In the previous week the Fed surprised markets when it decided to stick with its massive stimulus measures. However, in the following days some officials said that the U.S. central bank could still begin tapering later this year. Since then, markets are no clearer on when the Fed will eventually taper its stimulus.
From today’s point of view, it seems that this uncertainty over tapering has kept the price of gold in its narrowest range since the June bottom. Since the August low the yellow metal has been trading between $1,271 and $1,434.
Yesterday, investors received mixed economic data, which fuelled persistent uncertainty over the outlook for U.S. monetary policy and gave conflicting signals on the health of the economy. According to Reuters, contracts to buy previously owned U.S. homes fell for the third straight month in August but fewer Americans filed new claims for jobless benefits last week.

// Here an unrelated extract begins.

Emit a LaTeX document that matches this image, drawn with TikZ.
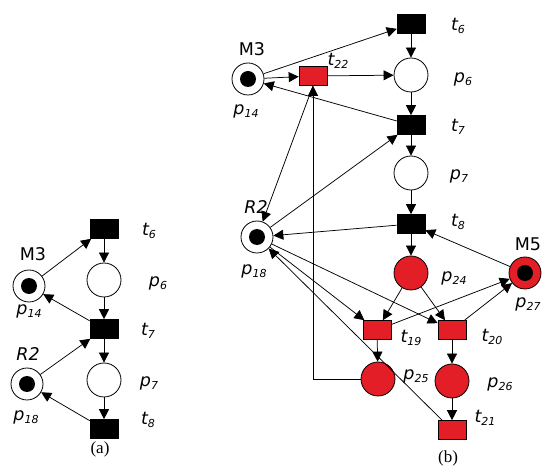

What impact did the above have on the yellow metal? Gold lost almost 0.7% and dropped below $1,330 an ounce. It seems that buyers keep on the sidelines, although wrangling over the U.S. budget supported prices and pressured the dollar.
Speaking of the greenback… Yesterday, after economic data was released, the dollar rebounded and climbed above 80.76 on an intraday basis. However, it was up by only 0.29% - not a strong bullish reaction. If a given market is supposed to react somehow, based on some important information, but doesn’t, it’s a sign of either strength or weakness – the latter in the case of the USD Index. So, has the outlook for the USD Index changed since our previous essay was posted? Will the dollar recover quickly? What impact could it have on gold?
Today, we’ll examine the US Dollar Index once again (from many perspectives) and take a look at charts of gold priced in other currencies to see if there’s anything on the horizon that could drive gold prices higher or lower in the near future. We’ll start with the short-term USD Index chart (charts courtesy by http://stockcharts.com)
On the above short-term chart, we see that the USD Index remains between the support line based on the June low and the resistance line based on the September highs. Therefore, we will probably see a breakout or a breakdown in the near term. If there is such action, a bigger move to the upper or lower border of the declining trend channel is quite probable. Because of this uncertainty, the downside target area has been modified and marked with a red ellipse.